Sometimes, in my classes, I encourage people to write letters.


Letters to be opened after they die. Letters that tell the people they love one last time just how much they mattered. Sometimes I suggest writing a letter before death instead. A letter that offers forgiveness. A letter that heals an old wound. Or maybe simply a letter that says, “I was thinking about you.”


But before anyone ever puts pen to paper, I often ask one question. Why are you writing it?


It seems like such a simple question, but it reaches far beyond letters.

Why do we give gifts?

Why do we send cards?

Why do we offer our time?

Why do we do something kind for another person?


If we are honest, sometimes hidden beneath our kindness is a quiet hope that it will be returned. Maybe not in the same way, but somehow. We hope they will appreciate it. We hope they will say “thank you.” We hope they will understand how much thought went into it. We hope they will feel what we hoped they would feel.


There is nothing wrong with wanting to be appreciated. We are human. But kindness becomes something different when it quietly carries an expectation.


Recently, I planned a special afternoon for someone I love dearly. He is an older gentleman who has become family to me over the years. His health is declining, and I know our time together is becoming shorter.

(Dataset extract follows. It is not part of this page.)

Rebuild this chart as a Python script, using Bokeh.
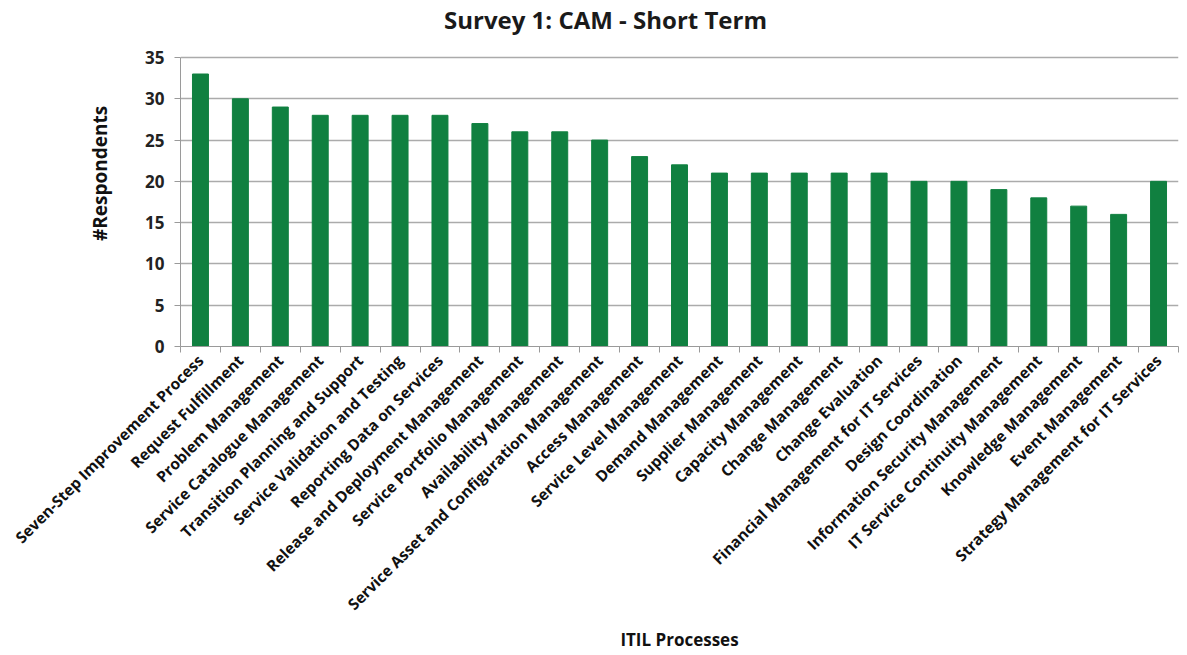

Years ago, he loved getting dressed up, going to beautiful places, listening to live music, enjoying a glass of wine. I wanted to give him a little piece of that life again.


I bought tickets to an outdoor concert. I spent the afternoon making charcuterie trays so everything would feel just a little bit special. I imagined us listening to music, sharing good food, laughing together.


Instead…


Everything seemed to go wrong. He didn’t want to use a wheelchair, but the walk frustrated him. The wind annoyed him. He didn’t like the music. He didn’t like the food I prepared.


The only thing he enjoyed were the french fries I bought him afterward.


After thirteen minutes, he wanted to leave. Thirteen minutes.


I smiled. I packed everything up. I took him home.

And then I cried.

Not where anyone could see me.

Just quietly on the drive home.


“I just wanted to do something nice for him,” I said to myself.


Then another voice quietly interrupted my sadness, one I have shared with so many other people.


Did you do this for him… or did you do it for yourself?


That question stopped me, because if I had done it simply out of love, then love had already done its job.


The afternoon didn’t need to look the way I imagined for it to matter.


The truth was, I had unknowingly made the success of the day dependent on his response.


But he isn’t the man he was thirty years ago. His body has changed. His energy has changed. Even the things that once brought him joy have changed.


I wasn’t loving the person standing in front of me. I was loving the memory of who he used to be.


The moment I realized that, something inside me softened. I wouldn’t change a single thing.

I loved searching for the tickets.

I loved putting together the food.

I loved seeing him dressed and ready to go.

I even loved those thirteen minutes.


Kindness doesn’t lose its value simply because it isn’t received the way we hoped.


Sometimes the gift is simply that we were able to give it.


As people decline, they don’t just lose strength. Sometimes they lose the ability to enjoy the very things that once made them feel most alive.


That isn’t rejection. It’s grief.

Their grief.

And if we are not careful, we can accidentally make it about our own.


Now, my disappointment has been replaced with gratitude.


Gratitude that our lives found each other.


Gratitude that I still had one more afternoon with him, even if it wasn’t the afternoon I had imagined.


Gratitude that I was able to love someone without needing anything in return.


Maybe that’s what kindness really is…

Not giving because we are certain it will be appreciated.

Not giving because we are hoping for gratitude.

Not giving because we expect anything back.


Simply giving because love asked us to.


And perhaps, in the end… it truly is the thought that counts. Maybe the thought is the gift.


Once I was able to get to that place in my heart, I made peace with all of it. Love doesn’t become less meaningful simply because it isn’t received the way we hoped.